Friday, February 13, 2009

Seduction of the Intellect

Today, Father Gary spoke about original sin as "the seduction of the intellect" - that arrogant part of us that thinks we are so smart, so clever, and so above-it-all. It was a challenging homily for me, and probably for all of us since we are in the student phase of our lives where knowledge often seems like the height of existence.

Strangely, Father Gary's homily reminded me of an incident in third grade when that original sin flared up and made an absolute and obvious fool of me. I'm embarrassed even now to remember it, but I suppose we can all recall a time when we rationalized ourselves into feeling exempt from any sort of rule that wasn't established by the egotistic self.

I was generally a pretty well-behaved elementary student, but I had a tendency to think up my own little plans and how I might pursue them. At Hawes Elementary, we were allowed to spend recesses indoors if we wanted, but we were supposed to stay outside for the lunch break. My best friend, a Pakistani girl named Maliah, and I loved staying in the library during the morning recess to read. It was wonderful; we'd look through travel books, gaze at pictures of far-off lands, and Maliah would tell me about life in Pakistan. But during lunch, we stayed outside and made daisy chains until class resumed.

One hot afternoon, I had the bright idea that Maliah and I should ask permission to go to the library - we were known as good girls, and it wasn't so much to ask to enrich our minds, was it? Besides, there weren't very many flowers on the field and we were bored that lunch period. So Maliah and I walked up to a Yard Duty Lady and asked if we could please go to the library. She kindly explained that we had better stay outside till lunch was over. Maliah and I nodded and slowly wandered away. But over across the field, there was another Yard Duty Lady, and so we approached her. Could we please go read books in the library? She also explained that we had better stay outside till lunch was over. Over by the swings, there was yet a third Yard Duty Lady. Maliah and I went to ask her, and the answer was the same: we should stay outside until the bell rang.
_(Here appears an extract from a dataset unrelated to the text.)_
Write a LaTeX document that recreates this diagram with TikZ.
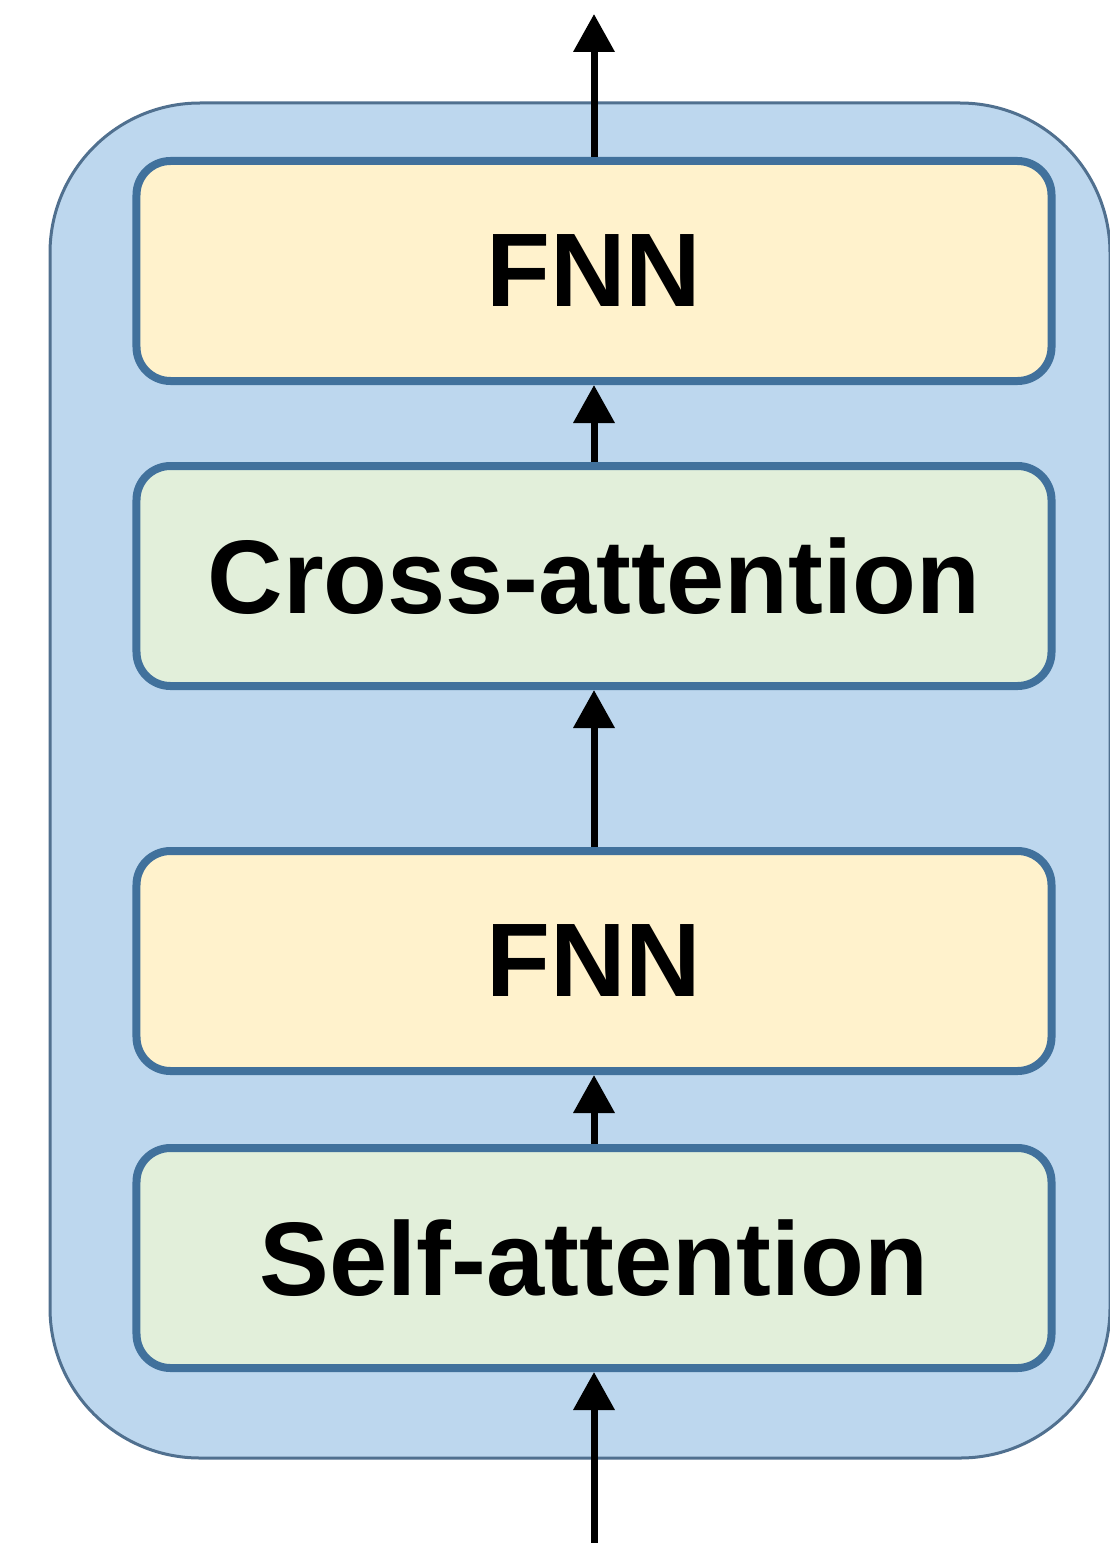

We turned back toward the field to resign ourselves to boredom, and suddenly found ourselves face-to-face with the first Yard Duty Lady. Her eyes were full of fire, and her massive shadow cast somberness over us.

"Do you know what I just saw?" she asked, her voice extremely cold.

I could only stare at her with shocked and shameful eyes.

"After I told you that you could not go inside, I watched you walk all the way around this yard," she jabbed her finger at the periphery of the field, "all the way around this yard, trying to get a different answer. That's what you were doing, wasn't it? You thought you'd just keep asking until you found somebody who would give you your way, didn't you?"

That was exactly what we had thought. Maliah and I stood there for a long dressing-down until we were finally excused, humbled and numb. I remember we spent the rest of the lunch-break sitting on the field in silence, decapitating old daisies and trying to hold back tears.

That memory is very clear because it was an experience of raw shame; there was no justifying what we had done, for our persistence had indeed been borne solely of ego. We had thought ourselves so bright and precocious that somehow we deserved to be exempt from lunch policy. We had thought ourselves somehow above the rules, and our library endeavors somehow above the more ordinary, run-of-the-mill playground activities. Needless to say, after that embarrassing day, Maliah and I were quite content to stay outside and do as we were told the first time.

I have no idea why I am sharing my shameful moments with you, except that I think Father Gary was right in equating original sin with a seduction of the intellect. It's so dangerously easy to give ourselves mental pats on the back for the things we think and the endeavors we undertake. The ego keeps us pushing the limits, making us imagine that we have the 'big picture' in mind... we know best, and we can figure it all out. But that's not true.

I recall a line from the Magnificat about God's reaction to the proud, which my old Anglican church translated as: "He hath cast down the proud in the imagination of their hearts." I still remember it because that turn of phrase is so poetic and so terrifying. It's not merely an overblown conceit, but a false "imagination" of our intellects that is our downfall. It's the cultivation of a totally undeserved, knowing pride that has no legitimate place anywhere within us and yet lodges itself in our inward hearts to be cultivated by our minds.

The "seduction of the intellect" seems persuasive and clever, but as I learned that day in third grade, it's extremely embarrassing and shameful thing when revealed to be the "imagination" that it really is.

~Stephanieeee

1 comment:

  1. This is a great entry. I like how childhood experiences can be so spiritually insightful; we just don't realize it until years down the road.